— Start ENTRIES SUPPLIED —
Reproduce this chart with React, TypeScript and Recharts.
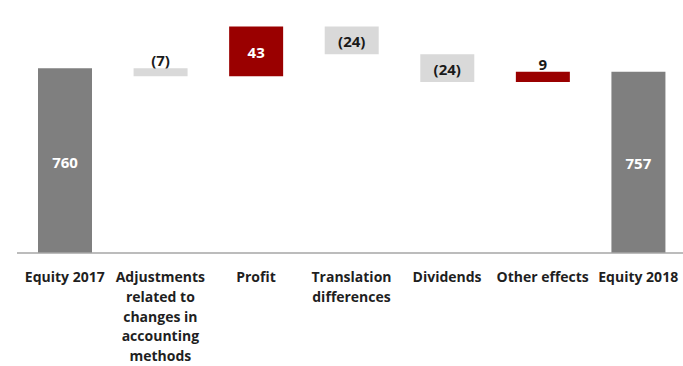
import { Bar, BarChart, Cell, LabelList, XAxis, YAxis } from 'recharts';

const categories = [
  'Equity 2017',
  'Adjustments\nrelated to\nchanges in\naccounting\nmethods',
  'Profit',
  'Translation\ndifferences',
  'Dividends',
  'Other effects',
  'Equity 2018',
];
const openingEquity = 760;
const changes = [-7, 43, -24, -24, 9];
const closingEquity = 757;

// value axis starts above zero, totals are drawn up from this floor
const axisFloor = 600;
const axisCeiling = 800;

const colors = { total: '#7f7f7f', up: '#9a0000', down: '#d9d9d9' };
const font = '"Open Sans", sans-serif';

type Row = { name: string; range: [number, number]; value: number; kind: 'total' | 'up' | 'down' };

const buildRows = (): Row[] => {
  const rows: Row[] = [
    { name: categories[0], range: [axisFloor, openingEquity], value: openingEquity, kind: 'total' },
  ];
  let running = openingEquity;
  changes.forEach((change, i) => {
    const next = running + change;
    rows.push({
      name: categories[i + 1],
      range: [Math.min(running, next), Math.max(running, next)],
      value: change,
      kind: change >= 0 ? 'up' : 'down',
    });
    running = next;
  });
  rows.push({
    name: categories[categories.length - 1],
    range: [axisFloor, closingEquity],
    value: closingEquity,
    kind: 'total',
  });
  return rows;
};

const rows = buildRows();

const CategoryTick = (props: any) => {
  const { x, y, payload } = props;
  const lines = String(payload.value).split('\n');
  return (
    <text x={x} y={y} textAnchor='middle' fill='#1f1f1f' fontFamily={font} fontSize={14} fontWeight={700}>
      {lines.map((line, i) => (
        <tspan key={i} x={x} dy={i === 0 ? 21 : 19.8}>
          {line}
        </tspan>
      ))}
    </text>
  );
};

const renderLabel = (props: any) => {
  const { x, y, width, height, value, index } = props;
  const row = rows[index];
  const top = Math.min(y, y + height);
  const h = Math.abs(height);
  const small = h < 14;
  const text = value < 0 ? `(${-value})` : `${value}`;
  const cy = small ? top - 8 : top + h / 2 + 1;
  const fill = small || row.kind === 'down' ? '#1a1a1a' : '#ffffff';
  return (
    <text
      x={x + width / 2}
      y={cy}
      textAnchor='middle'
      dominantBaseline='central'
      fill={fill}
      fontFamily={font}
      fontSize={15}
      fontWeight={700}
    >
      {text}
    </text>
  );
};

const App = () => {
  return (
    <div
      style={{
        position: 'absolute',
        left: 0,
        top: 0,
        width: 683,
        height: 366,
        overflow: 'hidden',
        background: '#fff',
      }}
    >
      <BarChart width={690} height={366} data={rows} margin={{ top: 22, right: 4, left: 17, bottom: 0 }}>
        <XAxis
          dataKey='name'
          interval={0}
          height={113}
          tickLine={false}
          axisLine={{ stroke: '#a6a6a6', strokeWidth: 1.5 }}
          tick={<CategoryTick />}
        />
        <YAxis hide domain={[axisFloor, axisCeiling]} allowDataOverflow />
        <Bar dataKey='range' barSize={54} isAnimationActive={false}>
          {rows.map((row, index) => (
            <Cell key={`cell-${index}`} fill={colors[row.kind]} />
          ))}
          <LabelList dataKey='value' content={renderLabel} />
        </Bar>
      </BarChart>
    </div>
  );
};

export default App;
— End ENTRIES SUPPLIED —
— Start ENTRIES SUPPLIED —
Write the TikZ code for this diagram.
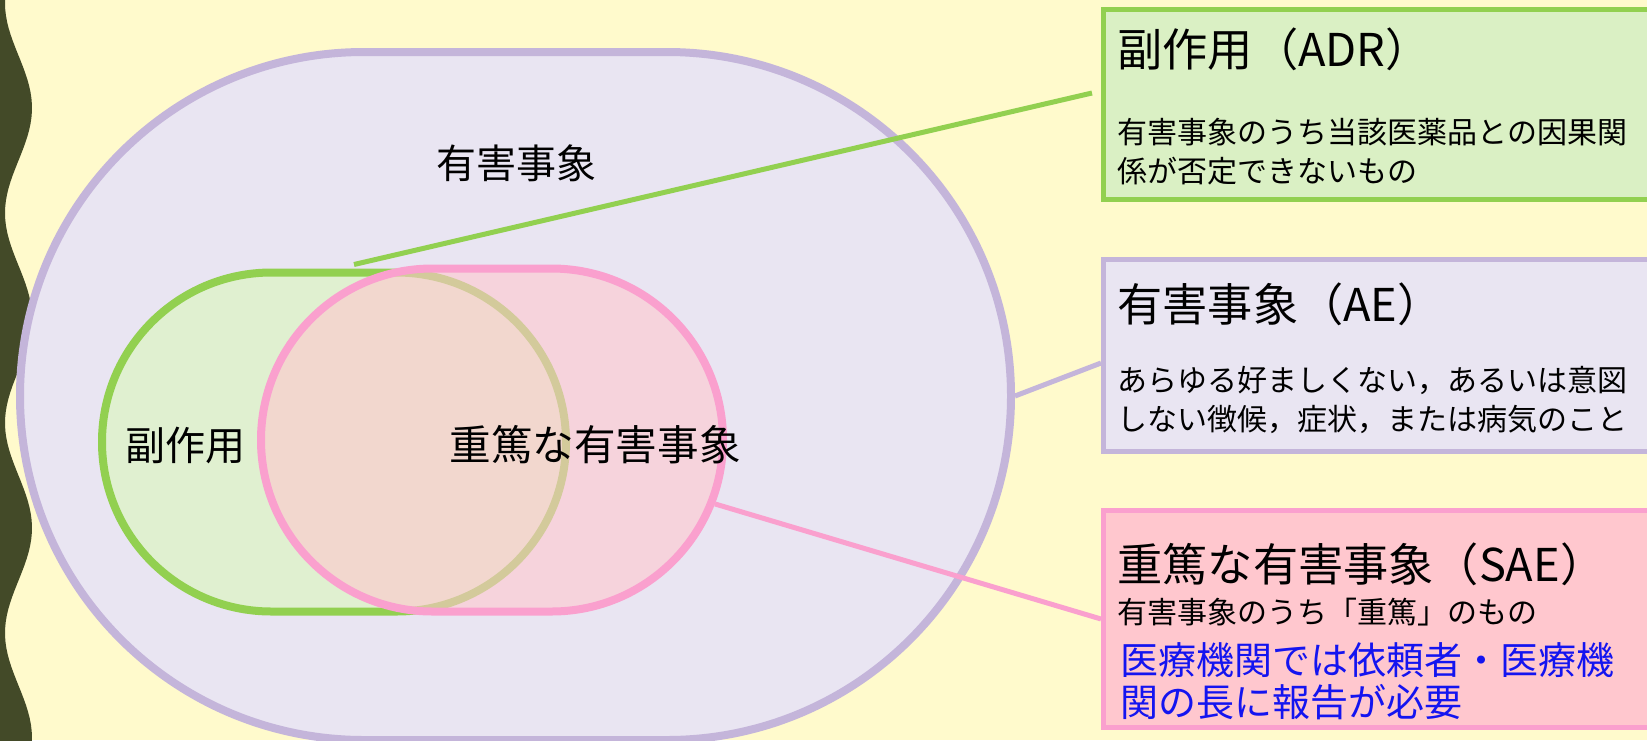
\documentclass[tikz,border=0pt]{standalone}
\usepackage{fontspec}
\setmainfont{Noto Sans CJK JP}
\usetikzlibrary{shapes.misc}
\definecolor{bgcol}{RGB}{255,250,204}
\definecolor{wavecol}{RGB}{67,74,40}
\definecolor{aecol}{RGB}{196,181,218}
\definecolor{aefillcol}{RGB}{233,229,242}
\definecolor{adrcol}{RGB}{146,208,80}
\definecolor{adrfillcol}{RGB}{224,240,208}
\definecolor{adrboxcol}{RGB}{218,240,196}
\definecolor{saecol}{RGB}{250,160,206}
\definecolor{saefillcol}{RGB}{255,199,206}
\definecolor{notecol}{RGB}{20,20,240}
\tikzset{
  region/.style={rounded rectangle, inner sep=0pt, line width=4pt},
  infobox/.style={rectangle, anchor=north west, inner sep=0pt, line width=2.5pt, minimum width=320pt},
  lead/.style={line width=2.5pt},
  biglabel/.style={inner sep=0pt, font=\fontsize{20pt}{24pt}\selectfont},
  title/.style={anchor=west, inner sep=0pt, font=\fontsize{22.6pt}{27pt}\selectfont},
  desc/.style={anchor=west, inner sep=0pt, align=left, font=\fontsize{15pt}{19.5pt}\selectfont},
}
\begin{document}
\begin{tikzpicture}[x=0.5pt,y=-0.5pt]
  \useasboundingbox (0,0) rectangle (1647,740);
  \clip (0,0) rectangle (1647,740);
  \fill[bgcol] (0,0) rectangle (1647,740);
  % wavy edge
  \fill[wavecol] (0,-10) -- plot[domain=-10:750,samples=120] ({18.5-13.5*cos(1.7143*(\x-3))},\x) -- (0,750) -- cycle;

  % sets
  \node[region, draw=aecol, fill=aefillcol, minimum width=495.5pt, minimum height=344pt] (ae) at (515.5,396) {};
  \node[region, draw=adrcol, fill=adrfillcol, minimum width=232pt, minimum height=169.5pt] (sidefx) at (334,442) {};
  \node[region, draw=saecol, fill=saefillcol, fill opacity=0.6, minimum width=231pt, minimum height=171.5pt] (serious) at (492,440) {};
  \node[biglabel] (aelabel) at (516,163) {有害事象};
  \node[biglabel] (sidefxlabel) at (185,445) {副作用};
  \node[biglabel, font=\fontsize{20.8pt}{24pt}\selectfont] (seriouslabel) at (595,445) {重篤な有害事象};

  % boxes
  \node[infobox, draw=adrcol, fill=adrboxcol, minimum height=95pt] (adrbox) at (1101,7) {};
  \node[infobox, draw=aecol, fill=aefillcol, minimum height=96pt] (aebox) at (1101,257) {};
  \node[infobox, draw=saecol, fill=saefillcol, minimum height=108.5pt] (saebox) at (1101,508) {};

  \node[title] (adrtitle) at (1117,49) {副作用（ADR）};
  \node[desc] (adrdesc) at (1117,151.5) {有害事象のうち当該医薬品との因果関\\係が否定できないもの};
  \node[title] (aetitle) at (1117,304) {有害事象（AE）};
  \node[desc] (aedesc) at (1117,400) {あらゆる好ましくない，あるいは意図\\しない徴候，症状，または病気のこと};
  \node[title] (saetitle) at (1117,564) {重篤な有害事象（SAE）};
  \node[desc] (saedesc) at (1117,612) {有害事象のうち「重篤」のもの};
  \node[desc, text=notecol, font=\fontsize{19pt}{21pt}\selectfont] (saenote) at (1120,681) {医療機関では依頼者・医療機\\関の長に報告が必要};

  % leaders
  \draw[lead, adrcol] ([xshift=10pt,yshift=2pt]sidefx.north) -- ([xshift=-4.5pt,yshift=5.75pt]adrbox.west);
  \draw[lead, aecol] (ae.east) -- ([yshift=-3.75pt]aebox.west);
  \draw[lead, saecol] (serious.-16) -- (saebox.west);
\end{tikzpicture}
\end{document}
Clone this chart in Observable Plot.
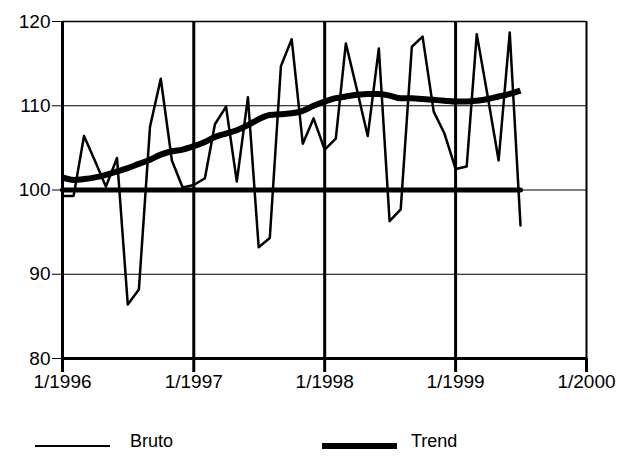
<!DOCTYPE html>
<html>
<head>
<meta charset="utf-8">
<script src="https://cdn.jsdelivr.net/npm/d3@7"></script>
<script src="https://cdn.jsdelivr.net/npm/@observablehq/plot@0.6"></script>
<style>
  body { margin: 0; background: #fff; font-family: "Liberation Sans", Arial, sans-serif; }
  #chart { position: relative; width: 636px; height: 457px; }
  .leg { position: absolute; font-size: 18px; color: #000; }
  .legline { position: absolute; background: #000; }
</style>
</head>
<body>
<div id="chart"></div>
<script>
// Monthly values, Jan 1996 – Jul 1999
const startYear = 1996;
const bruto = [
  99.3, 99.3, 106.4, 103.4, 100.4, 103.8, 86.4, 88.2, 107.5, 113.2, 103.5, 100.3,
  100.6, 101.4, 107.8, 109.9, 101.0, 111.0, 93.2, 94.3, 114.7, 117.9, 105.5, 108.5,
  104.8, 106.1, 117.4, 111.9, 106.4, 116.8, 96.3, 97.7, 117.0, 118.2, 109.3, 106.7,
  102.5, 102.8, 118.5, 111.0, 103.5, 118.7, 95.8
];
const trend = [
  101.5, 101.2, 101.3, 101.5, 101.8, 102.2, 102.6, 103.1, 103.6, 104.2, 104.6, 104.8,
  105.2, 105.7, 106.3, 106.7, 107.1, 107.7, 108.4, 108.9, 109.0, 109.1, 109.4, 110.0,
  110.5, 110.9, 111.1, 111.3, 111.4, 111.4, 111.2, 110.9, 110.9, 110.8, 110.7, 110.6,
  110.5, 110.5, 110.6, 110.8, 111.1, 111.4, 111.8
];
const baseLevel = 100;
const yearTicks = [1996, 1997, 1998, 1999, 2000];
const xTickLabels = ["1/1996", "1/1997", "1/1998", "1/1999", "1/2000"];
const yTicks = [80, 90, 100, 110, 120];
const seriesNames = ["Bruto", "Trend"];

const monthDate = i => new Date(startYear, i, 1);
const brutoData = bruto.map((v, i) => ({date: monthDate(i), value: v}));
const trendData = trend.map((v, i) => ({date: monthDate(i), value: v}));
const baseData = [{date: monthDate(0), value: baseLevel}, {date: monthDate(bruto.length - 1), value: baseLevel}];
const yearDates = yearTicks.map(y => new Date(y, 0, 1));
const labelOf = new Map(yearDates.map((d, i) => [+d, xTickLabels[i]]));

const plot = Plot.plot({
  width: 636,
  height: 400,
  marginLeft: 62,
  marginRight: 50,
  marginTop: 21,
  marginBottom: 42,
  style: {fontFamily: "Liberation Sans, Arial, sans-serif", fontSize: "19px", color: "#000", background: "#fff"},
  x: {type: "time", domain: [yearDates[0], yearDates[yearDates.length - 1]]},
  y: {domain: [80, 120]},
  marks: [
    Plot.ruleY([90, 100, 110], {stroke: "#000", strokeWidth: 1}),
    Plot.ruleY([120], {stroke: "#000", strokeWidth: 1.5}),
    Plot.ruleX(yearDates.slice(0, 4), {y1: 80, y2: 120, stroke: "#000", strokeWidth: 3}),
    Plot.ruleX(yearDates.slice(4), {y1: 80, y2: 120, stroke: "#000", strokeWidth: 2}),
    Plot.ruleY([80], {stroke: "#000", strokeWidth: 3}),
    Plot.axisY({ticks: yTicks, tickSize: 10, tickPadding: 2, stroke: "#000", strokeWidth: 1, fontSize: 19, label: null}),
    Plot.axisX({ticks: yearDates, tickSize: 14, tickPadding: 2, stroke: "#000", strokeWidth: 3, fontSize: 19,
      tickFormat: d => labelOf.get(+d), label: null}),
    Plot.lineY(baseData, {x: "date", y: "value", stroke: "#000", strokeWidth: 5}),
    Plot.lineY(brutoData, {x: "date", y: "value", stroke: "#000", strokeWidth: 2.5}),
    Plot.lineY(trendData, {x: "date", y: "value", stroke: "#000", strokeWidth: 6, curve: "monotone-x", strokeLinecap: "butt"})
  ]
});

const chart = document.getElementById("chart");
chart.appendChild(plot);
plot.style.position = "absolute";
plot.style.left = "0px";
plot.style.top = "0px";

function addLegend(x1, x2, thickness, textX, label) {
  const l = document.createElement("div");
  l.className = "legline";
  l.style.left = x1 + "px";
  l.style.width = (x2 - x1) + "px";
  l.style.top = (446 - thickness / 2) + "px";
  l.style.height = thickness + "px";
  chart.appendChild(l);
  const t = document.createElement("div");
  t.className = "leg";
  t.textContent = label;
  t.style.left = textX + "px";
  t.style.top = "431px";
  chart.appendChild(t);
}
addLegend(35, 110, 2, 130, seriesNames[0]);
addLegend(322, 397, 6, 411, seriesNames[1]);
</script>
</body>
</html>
— End ENTRIES SUPPLIED —
(GOAL): Leave out the pictures and give again exactly the lines from the one with "Write the TikZ code for this diagram." through the one with "(seriouslabel) at (595,445)", and no others.

(REPLY):
Write the TikZ code for this diagram.
\documentclass[tikz,border=0pt]{standalone}
\usepackage{fontspec}
\setmainfont{Noto Sans CJK JP}
\usetikzlibrary{shapes.misc}
\definecolor{bgcol}{RGB}{255,250,204}
\definecolor{wavecol}{RGB}{67,74,40}
\definecolor{aecol}{RGB}{196,181,218}
\definecolor{aefillcol}{RGB}{233,229,242}
\definecolor{adrcol}{RGB}{146,208,80}
\definecolor{adrfillcol}{RGB}{224,240,208}
\definecolor{adrboxcol}{RGB}{218,240,196}
\definecolor{saecol}{RGB}{250,160,206}
\definecolor{saefillcol}{RGB}{255,199,206}
\definecolor{notecol}{RGB}{20,20,240}
\tikzset{
  region/.style={rounded rectangle, inner sep=0pt, line width=4pt},
  infobox/.style={rectangle, anchor=north west, inner sep=0pt, line width=2.5pt, minimum width=320pt},
  lead/.style={line width=2.5pt},
  biglabel/.style={inner sep=0pt, font=\fontsize{20pt}{24pt}\selectfont},
  title/.style={anchor=west, inner sep=0pt, font=\fontsize{22.6pt}{27pt}\selectfont},
  desc/.style={anchor=west, inner sep=0pt, align=left, font=\fontsize{15pt}{19.5pt}\selectfont},
}
\begin{document}
\begin{tikzpicture}[x=0.5pt,y=-0.5pt]
  \useasboundingbox (0,0) rectangle (1647,740);
  \clip (0,0) rectangle (1647,740);
  \fill[bgcol] (0,0) rectangle (1647,740);
  % wavy edge
  \fill[wavecol] (0,-10) -- plot[domain=-10:750,samples=120] ({18.5-13.5*cos(1.7143*(\x-3))},\x) -- (0,750) -- cycle;

  % sets
  \node[region, draw=aecol, fill=aefillcol, minimum width=495.5pt, minimum height=344pt] (ae) at (515.5,396) {};
  \node[region, draw=adrcol, fill=adrfillcol, minimum width=232pt, minimum height=169.5pt] (sidefx) at (334,442) {};
  \node[region, draw=saecol, fill=saefillcol, fill opacity=0.6, minimum width=231pt, minimum height=171.5pt] (serious) at (492,440) {};
  \node[biglabel] (aelabel) at (516,163) {有害事象};
  \node[biglabel] (sidefxlabel) at (185,445) {副作用};
  \node[biglabel, font=\fontsize{20.8pt}{24pt}\selectfont] (seriouslabel) at (595,445) {重篤な有害事象};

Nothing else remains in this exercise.